Bio-inspired fabrication of chitosan/PEO/Ti3C2Tx 2D MXene nanosheets supported palladium composite nanofiber catalysts via electrospinning

In this study, novel chitosan/polyethylene oxide/Ti3C2Tx 2D MXene nanosheets (CS/PEO/Ti3C2Tx) nanofibers were successfully prepared by a continuous electrospinning process. During the electrospinning process, induced by the syringe tip capillary effects and electric field force, the Ti3C2Tx nanosheets were aligned along the direction of the nanofiber formation to occur a highly oriented structure. This well-ordered arrangement of the inorganic Ti3C2Tx nanosheets within the organic polymer matrix nanofiber was similar with nacre-like 'brick-and-motar' structure to some extent, resulting in a marked increase in thermal stability and mechanical properties of the resultant CS/PEO/Ti3C2Tx nanofiber.
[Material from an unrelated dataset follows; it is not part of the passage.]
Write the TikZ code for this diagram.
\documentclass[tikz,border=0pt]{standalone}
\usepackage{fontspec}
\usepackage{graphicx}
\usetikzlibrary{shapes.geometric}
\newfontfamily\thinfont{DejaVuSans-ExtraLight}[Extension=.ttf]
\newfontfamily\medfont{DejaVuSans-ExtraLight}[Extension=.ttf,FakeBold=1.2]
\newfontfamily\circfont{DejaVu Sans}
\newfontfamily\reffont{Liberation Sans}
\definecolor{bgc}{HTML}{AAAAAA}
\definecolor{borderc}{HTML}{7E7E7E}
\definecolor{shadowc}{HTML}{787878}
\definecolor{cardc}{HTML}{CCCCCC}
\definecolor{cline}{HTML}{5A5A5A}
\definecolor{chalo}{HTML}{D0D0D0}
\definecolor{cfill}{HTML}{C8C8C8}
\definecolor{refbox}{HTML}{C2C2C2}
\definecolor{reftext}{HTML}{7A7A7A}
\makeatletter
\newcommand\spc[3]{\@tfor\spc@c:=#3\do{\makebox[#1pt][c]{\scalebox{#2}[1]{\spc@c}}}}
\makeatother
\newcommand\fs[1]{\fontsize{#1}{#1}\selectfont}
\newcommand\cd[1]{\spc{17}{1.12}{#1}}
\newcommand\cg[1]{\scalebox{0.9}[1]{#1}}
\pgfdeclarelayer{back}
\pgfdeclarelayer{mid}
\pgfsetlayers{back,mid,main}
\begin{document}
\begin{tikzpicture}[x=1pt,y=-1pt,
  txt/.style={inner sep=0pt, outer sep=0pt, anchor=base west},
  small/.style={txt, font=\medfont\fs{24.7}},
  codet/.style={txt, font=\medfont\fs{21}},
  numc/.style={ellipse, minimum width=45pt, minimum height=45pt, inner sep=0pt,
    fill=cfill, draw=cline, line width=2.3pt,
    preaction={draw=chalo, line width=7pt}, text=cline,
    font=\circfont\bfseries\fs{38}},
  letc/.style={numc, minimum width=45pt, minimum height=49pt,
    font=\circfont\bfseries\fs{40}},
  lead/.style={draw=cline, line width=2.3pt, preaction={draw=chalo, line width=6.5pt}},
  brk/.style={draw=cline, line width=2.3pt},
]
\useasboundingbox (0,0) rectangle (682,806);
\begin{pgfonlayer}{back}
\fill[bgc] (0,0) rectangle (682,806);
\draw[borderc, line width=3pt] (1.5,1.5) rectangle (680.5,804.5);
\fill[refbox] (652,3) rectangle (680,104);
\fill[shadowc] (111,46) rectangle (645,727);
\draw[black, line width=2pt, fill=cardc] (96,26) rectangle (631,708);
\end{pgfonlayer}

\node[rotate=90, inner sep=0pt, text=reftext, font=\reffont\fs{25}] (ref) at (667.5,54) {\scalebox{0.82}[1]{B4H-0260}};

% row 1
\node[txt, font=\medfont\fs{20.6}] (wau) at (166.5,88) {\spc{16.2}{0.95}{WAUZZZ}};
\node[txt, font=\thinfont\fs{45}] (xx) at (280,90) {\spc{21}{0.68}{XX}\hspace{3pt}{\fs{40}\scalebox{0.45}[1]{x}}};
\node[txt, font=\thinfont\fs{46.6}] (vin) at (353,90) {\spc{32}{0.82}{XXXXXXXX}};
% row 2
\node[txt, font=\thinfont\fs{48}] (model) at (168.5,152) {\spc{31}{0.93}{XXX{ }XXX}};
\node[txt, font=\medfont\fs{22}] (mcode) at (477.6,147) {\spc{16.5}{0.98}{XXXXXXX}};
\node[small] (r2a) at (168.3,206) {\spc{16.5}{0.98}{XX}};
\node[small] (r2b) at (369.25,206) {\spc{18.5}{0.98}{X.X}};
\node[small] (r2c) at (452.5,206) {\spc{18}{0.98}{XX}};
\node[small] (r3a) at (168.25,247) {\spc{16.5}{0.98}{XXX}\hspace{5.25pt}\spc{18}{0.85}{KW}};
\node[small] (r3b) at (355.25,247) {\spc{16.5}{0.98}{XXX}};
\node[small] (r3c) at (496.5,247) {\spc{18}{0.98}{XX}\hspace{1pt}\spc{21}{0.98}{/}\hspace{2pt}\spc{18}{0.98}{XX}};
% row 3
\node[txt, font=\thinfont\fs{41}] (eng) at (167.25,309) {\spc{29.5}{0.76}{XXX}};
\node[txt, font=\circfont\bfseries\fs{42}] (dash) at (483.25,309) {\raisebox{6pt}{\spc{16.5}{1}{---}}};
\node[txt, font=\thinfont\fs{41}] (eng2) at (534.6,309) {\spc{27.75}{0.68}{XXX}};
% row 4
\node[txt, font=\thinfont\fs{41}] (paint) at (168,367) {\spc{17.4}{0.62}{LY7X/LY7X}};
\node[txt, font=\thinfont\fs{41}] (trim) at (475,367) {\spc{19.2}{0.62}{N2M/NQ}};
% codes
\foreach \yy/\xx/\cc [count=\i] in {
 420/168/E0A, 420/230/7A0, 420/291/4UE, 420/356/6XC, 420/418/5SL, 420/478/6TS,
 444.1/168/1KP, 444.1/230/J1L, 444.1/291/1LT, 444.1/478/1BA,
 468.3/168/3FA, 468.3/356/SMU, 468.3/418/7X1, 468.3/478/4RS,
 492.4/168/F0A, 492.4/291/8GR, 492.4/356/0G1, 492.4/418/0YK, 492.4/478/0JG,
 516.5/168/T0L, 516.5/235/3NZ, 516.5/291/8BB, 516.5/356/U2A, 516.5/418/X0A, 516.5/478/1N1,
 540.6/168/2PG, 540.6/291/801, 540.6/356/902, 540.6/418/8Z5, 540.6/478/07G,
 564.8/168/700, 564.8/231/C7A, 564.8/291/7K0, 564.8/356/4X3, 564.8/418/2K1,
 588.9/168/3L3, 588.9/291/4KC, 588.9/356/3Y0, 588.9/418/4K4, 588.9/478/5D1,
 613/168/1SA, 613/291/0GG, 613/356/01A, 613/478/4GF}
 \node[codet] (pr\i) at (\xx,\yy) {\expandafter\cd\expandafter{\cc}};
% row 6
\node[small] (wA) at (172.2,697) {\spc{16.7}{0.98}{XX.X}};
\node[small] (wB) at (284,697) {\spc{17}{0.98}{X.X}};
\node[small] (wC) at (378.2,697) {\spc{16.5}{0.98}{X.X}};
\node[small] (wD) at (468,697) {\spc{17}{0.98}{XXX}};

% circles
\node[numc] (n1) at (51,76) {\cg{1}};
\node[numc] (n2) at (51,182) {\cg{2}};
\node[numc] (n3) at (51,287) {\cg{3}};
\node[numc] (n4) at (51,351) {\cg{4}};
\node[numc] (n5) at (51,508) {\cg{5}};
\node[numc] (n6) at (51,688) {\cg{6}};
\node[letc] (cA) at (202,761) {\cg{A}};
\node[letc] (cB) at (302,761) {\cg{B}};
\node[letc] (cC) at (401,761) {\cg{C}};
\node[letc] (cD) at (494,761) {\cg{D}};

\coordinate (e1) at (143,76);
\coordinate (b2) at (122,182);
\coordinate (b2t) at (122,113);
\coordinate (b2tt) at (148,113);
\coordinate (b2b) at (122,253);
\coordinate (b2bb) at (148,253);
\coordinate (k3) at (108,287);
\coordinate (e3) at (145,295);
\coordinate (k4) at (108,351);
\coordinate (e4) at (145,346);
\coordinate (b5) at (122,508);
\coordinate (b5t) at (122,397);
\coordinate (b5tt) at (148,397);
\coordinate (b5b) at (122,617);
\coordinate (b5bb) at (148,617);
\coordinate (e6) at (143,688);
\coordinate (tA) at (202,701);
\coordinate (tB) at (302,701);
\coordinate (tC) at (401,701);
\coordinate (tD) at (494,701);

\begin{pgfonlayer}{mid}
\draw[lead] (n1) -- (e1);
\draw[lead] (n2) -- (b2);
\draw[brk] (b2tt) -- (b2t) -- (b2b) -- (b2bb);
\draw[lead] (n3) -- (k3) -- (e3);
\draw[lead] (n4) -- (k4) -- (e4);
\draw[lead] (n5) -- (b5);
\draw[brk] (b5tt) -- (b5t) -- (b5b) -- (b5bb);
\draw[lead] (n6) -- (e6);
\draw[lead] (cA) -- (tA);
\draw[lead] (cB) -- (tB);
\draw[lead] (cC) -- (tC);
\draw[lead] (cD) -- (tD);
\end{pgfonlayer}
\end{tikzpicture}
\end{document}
As 4 wt% of Ti3C2Tx nanosheets loaded, the highest tensile strength of the CS/PEO/Ti3C2Tx nanofiber mats was achieved as 31.7 MPa, about two times that of neat CS/PEO nanofibers. Uniformly dispersed Pd nanoparticles in size of about 1.6 nm have been successfully immobilized on the composite nanofiber with a solution impregnation process. With a loading as low as 0.2 mol% of Pd, the resultant Pd@CS/PEO/Ti3C2Tx composite nanofiber catalysts were highly active for both Heck and Sonogashira coupling reactions with broad reactants application scope, and could be recycled 15 runs without significant loss of activities.